Co-authored with the scientists of the institute, Irine Iordanishvili, Inga Iremashvili and Kote Iordanishvili, we published an explanatory dictionary of hydroengineering terminology for the first time in our country (“Universal” publishing house, Tbilisi, 2022, format A4, 371 p.). The work is dedicated to the 100th anniversary of GTU.
Co-authored with the Rector of GTU, Professor Davit Gurgenidze, in 2022, the publishing house Technical University published a monograph “Basics of ecological-economic theory of integrated management of natural resources” Tbilisi, 2022, 230 pages, which can be used as a desk guide for students and young scientists. The monograph is also dedicated to the 100th anniversary of GTU.
What can you tell us about the future of the Institute’s work and the 2023 plan?
The institute, together with universities in the USA, Georgia, Ukraine, Bulgaria, Romania and Turkey, prepared a NATO grant project. The project directory is the California State University and we are waiting for information about project funding. The project concerns the ecological safety of the Black Sea and developing digital models against cyber-attacks. We also developed a project on innovative methods of risk assessment of natural disasters and submitted it to the United Nations. We expect a response from New York this spring.

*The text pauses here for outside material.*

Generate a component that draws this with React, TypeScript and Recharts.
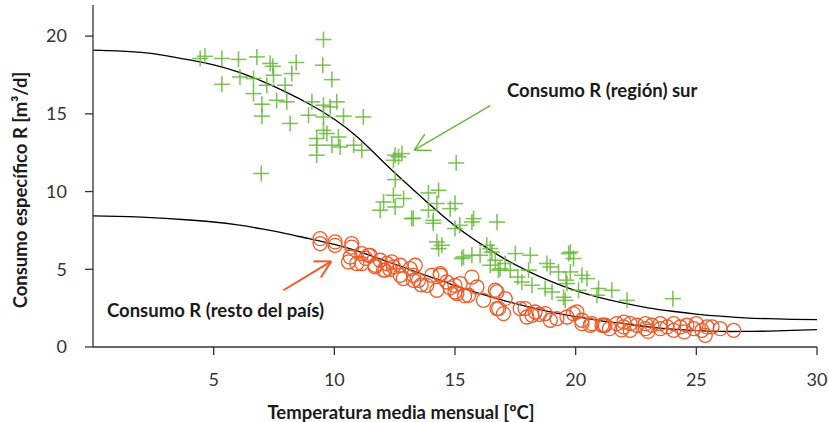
import {
  ComposedChart,
  Line,
  ReferenceLine,
  Scatter,
  XAxis,
  YAxis,
} from 'recharts'

// región sur (cruces verdes)
const surTemp = [
  4.64, 4.44, 5.34, 6.03, 6.79, 7.34, 7.45, 8.42, 9.52, 9.55, 8.24, 7.48, 6.09, 9.9, 5.34, 6.65, 7.2, 7.96,
  6.65, 7.61, 8.03, 7.0, 7.0, 8.17, 9.07, 9.55, 10.1, 9.83, 8.93, 9.55, 10.38, 11.2, 9.55, 9.27, 9.69, 10.17,
  9.27, 9.9, 10.24, 10.8, 9.27, 11.14, 6.97, 12.52, 12.66, 12.45, 12.8, 15.05, 12.52, 14.32, 13.9, 12.45,
  12.87, 12.04, 11.9, 12.52, 15.0, 14.8, 14.25, 13.9, 13.2, 14.1, 15.77, 16.74, 15.0, 14.25, 14.46, 14.32,
  16.46, 15.35, 16.67, 16.04, 17.08, 16.32, 16.53, 17.5, 18.12, 16.46, 16.87, 17.29, 18.05, 18.81, 18.95,
  19.71, 19.91, 19.29, 19.78, 20.26, 20.47, 17.77, 18.19, 18.74, 19.02, 19.64, 20.12, 20.95, 21.5, 20.88,
  19.57, 22.13, 24.03, 15.2, 15.7, 14.1, 13.27, 15.28, 15.7, 16.8, 17.6, 19.5, 19.6, 19.78,
]
const surCons = [
  18.7, 18.56, 18.56, 18.5, 18.66, 18.24, 18.06, 18.3, 18.13, 19.78, 17.59, 17.48, 17.37, 17.2, 16.9, 17.27,
  16.84, 16.84, 16.3, 15.87, 15.77, 15.62, 14.85, 14.38, 15.77, 15.55, 15.77, 15.44, 14.91, 14.8, 14.85, 14.8,
  13.94, 13.41, 13.73, 13.51, 12.98, 12.98, 12.87, 12.98, 12.34, 12.66, 11.16, 12.34, 12.23, 12.01, 12.44,
  11.84, 10.77, 10.08, 9.91, 9.76, 9.55, 9.33, 8.8, 9.01, 9.23, 8.9, 9.23, 8.8, 8.26, 8.15, 8.26, 8.04, 7.62,
  6.76, 6.54, 6.33, 6.33, 5.79, 5.58, 5.9, 5.37, 6.54, 6.11, 6.01, 5.9, 5.26, 5.04, 4.94, 4.94, 5.37, 5.15,
  6.01, 5.69, 4.83, 4.83, 4.61, 4.4, 4.18, 3.97, 3.76, 3.54, 4.08, 3.65, 3.76, 3.65, 3.33, 3.0, 3.0, 3.11,
  7.83, 8.04, 7.96, 8.28, 5.69, 5.9, 4.94, 4.5, 3.2, 4.3, 6.1,
]

// resto del país (círculos rojos)
const restoTemp = [
  9.41, 9.41, 10.03, 10.72, 10.59, 10.66, 11.14, 11.14, 11.48, 11.69, 11.9, 12.1, 12.38, 12.73, 13.14, 12.86,
  13.28, 10.03, 10.72, 11.41, 10.93, 11.69, 12.17, 12.04, 12.45, 12.73, 13.35, 13.28, 13.49, 13.83, 14.04,
  14.39, 14.66, 14.25, 15.08, 15.0, 15.0, 15.22, 15.7, 15.91, 15.56, 16.18, 16.74, 16.81, 17.01, 17.7, 17.98,
  18.32, 18.74, 18.95, 19.22, 19.64, 20.05, 20.26, 20.6, 21.09, 14.39, 16.67, 17.08, 16.74, 17.9, 18.19, 18.5,
  19.9, 20.26, 21.16, 20.67, 21.22, 21.4, 21.7, 21.98, 22.26, 22.26, 22.54, 22.89, 22.89, 23.16, 23.51, 23.51,
  23.79, 24.06, 24.06, 24.34, 24.61, 24.89, 25.23, 25.44, 25.37, 25.65, 25.99, 26.55, 22.0, 23.0, 24.5, 25.0,
  21.9, 13.6, 14.8, 15.4, 12.3, 11.3,
]
const restoCons = [
  6.97, 6.65, 6.54, 6.43, 5.47, 5.79, 6.01, 5.37, 5.9, 5.15, 5.58, 4.94, 5.47, 5.26, 5.04, 4.4, 4.29, 6.76,
  6.65, 5.9, 5.37, 5.26, 5.37, 4.94, 5.15, 4.61, 5.26, 4.61, 4.29, 3.97, 4.61, 4.61, 4.18, 3.65, 3.44, 3.97,
  3.54, 4.08, 4.5, 3.86, 3.33, 3.0, 3.54, 2.47, 2.15, 2.47, 1.93, 2.25, 2.15, 1.72, 1.83, 1.93, 2.25, 1.72,
  1.4, 1.4, 4.72, 3.65, 3.11, 2.47, 2.47, 2.04, 2.1, 2.15, 1.5, 1.4, 1.5, 1.4, 1.18, 1.5, 1.29, 1.5, 1.07,
  1.4, 1.18, 1.5, 1.4, 1.18, 1.5, 1.29, 1.5, 1.07, 1.29, 1.4, 1.18, 1.07, 1.29, 0.75, 1.29, 1.18, 1.07, 1.6,
  1.0, 0.97, 1.5, 1.1, 4.0, 3.8, 3.3, 5.0, 5.7,
]

// curvas ajustadas, leídas cada 1 ºC
const curveTemp = [
  0, 1, 2, 3, 4, 5, 6, 7, 8, 9, 10, 11, 12, 13, 14, 15, 16, 17, 18, 19, 20, 21, 22, 23, 24, 25, 26, 27, 28, 29, 30,
]
const surFit = [
  19.1, 19.05, 18.95, 18.75, 18.47, 18.15, 17.7, 17.1, 16.4, 15.6, 14.65, 13.45, 11.95, 10.5, 9.1, 7.8, 6.7,
  5.72, 4.9, 4.2, 3.62, 3.18, 2.82, 2.52, 2.3, 2.12, 1.98, 1.88, 1.82, 1.78, 1.76,
]
const restoFit = [
  8.43, 8.4, 8.35, 8.27, 8.17, 8.04, 7.85, 7.6, 7.3, 6.95, 6.6, 6.15, 5.6, 5.05, 4.5, 3.95, 3.45, 3.0, 2.6,
  2.25, 1.95, 1.7, 1.5, 1.3, 1.15, 1.05, 1.0, 1.0, 1.02, 1.07, 1.12,
]

const xTicks = [5, 10, 15, 20, 25, 30]
const yTicks = [0, 5, 10, 15, 20]

const surData = surTemp.map((t, i) => ({ t, c: surCons[i] }))
const restoData = restoTemp.map((t, i) => ({ t, c: restoCons[i] }))
const surFitData = curveTemp.map((t, i) => ({ t, c: surFit[i] }))
const restoFitData = curveTemp.map((t, i) => ({ t, c: restoFit[i] }))

const GREEN = '#6cb83f'
const RED = '#f05a28'
const FONT = 'Lato, "Open Sans", sans-serif'

const Cross = (props: any) => {
  const { cx, cy } = props
  return (
    <g stroke={GREEN} strokeWidth={1.6} strokeOpacity={0.85}>
      <line x1={cx - 8} y1={cy} x2={cx + 8} y2={cy} />
      <line x1={cx} y1={cy - 8} x2={cx} y2={cy + 8} />
    </g>
  )
}

const Ring = (props: any) => {
  const { cx, cy } = props
  return <circle cx={cx} cy={cy} r={7} fill="none" stroke={RED} strokeWidth={1.3} />
}

const textStyle = {
  position: 'absolute' as const,
  fontFamily: FONT,
  fontWeight: 700,
  fontSize: 18.5,
  color: '#1a1a1a',
  whiteSpace: 'nowrap' as const,
  lineHeight: 1,
}

export default function App() {
  return (
    <div style={{ position: 'absolute', left: 0, top: 0, width: 829, height: 422, background: '#fff' }}>
      <ComposedChart width={829} height={422} margin={{ top: 5, right: 12, bottom: 0, left: 0 }}>
        <XAxis
          type="number"
          dataKey="t"
          domain={[0, 30]}
          ticks={xTicks}
          height={75}
          tickSize={8}
          tickMargin={18}
          stroke="#333"
          strokeWidth={1.3}
          tick={{ fontSize: 18, fill: '#333', fontFamily: FONT }}
        />
        <YAxis
          type="number"
          dataKey="c"
          domain={[0, 22]}
          ticks={yTicks}
          width={93}
          tickSize={8}
          tickMargin={18}
          stroke="#333"
          strokeWidth={1.3}
          tick={{ fontSize: 18, fill: '#333', fontFamily: FONT }}
        />
        <Line data={surFitData} dataKey="c" type="natural" stroke="#000" strokeWidth={1.3} dot={false} isAnimationActive={false} />
        <Line data={restoFitData} dataKey="c" type="natural" stroke="#000" strokeWidth={1.3} dot={false} isAnimationActive={false} />
        <Scatter data={surData} dataKey="c" shape={<Cross />} isAnimationActive={false} />
        <Scatter data={restoData} dataKey="c" shape={<Ring />} isAnimationActive={false} />
        <ReferenceLine segment={[{ x: 16.46, y: 15.53 }, { x: 13.31, y: 12.66 }]} stroke={GREEN} strokeWidth={1.5} ifOverflow="visible" />
        <ReferenceLine segment={[{ x: 13.75, y: 13.69 }, { x: 13.31, y: 12.66 }]} stroke={GREEN} strokeWidth={1.5} ifOverflow="visible" />
        <ReferenceLine segment={[{ x: 14.04, y: 12.64 }, { x: 13.31, y: 12.66 }]} stroke={GREEN} strokeWidth={1.5} ifOverflow="visible" />
        <ReferenceLine segment={[{ x: 7.89, y: 3.65 }, { x: 9.87, y: 5.51 }]} stroke={RED} strokeWidth={2} ifOverflow="visible" />
        <ReferenceLine segment={[{ x: 9.13, y: 5.51 }, { x: 9.87, y: 5.51 }]} stroke={RED} strokeWidth={2} ifOverflow="visible" />
        <ReferenceLine segment={[{ x: 9.44, y: 4.47 }, { x: 9.87, y: 5.51 }]} stroke={RED} strokeWidth={2} ifOverflow="visible" />
      </ComposedChart>
      <div style={{ ...textStyle, left: 507, top: 81 }}>Consumo R (región) sur</div>
      <div style={{ ...textStyle, left: 107, top: 301 }}>Consumo R (resto del país)</div>
      <div style={{ ...textStyle, left: 401, top: 412, transform: 'translate(-50%, -50%)' }}>
        Temperatura media mensual [ºC]
      </div>
      <div style={{ ...textStyle, left: 20, top: 190, transform: 'translate(-50%, -50%) rotate(-90deg)' }}>
        Consumo específico R [m³/d]
      </div>
    </div>
  )
}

The scientific and research work at the institute has already moved to the level of Euro standards, a fact ensured by the constant updating of material and equipment at the institute. We have purchased drones, high-precision GPS, and installed mini-meteorological stations of international standard at our two research scientific bases in Poti and Karaleti village near Gori, from which meteorological data in Tbilisi is updated online every hour. Large-scale modeling of sea waves is also actively underway in the institute’s hydrotechnical laboratory, which is led by Irine Iordanishvili, Doctor of Technical Sciences, Head of the Seas and Reservoirs Research Department.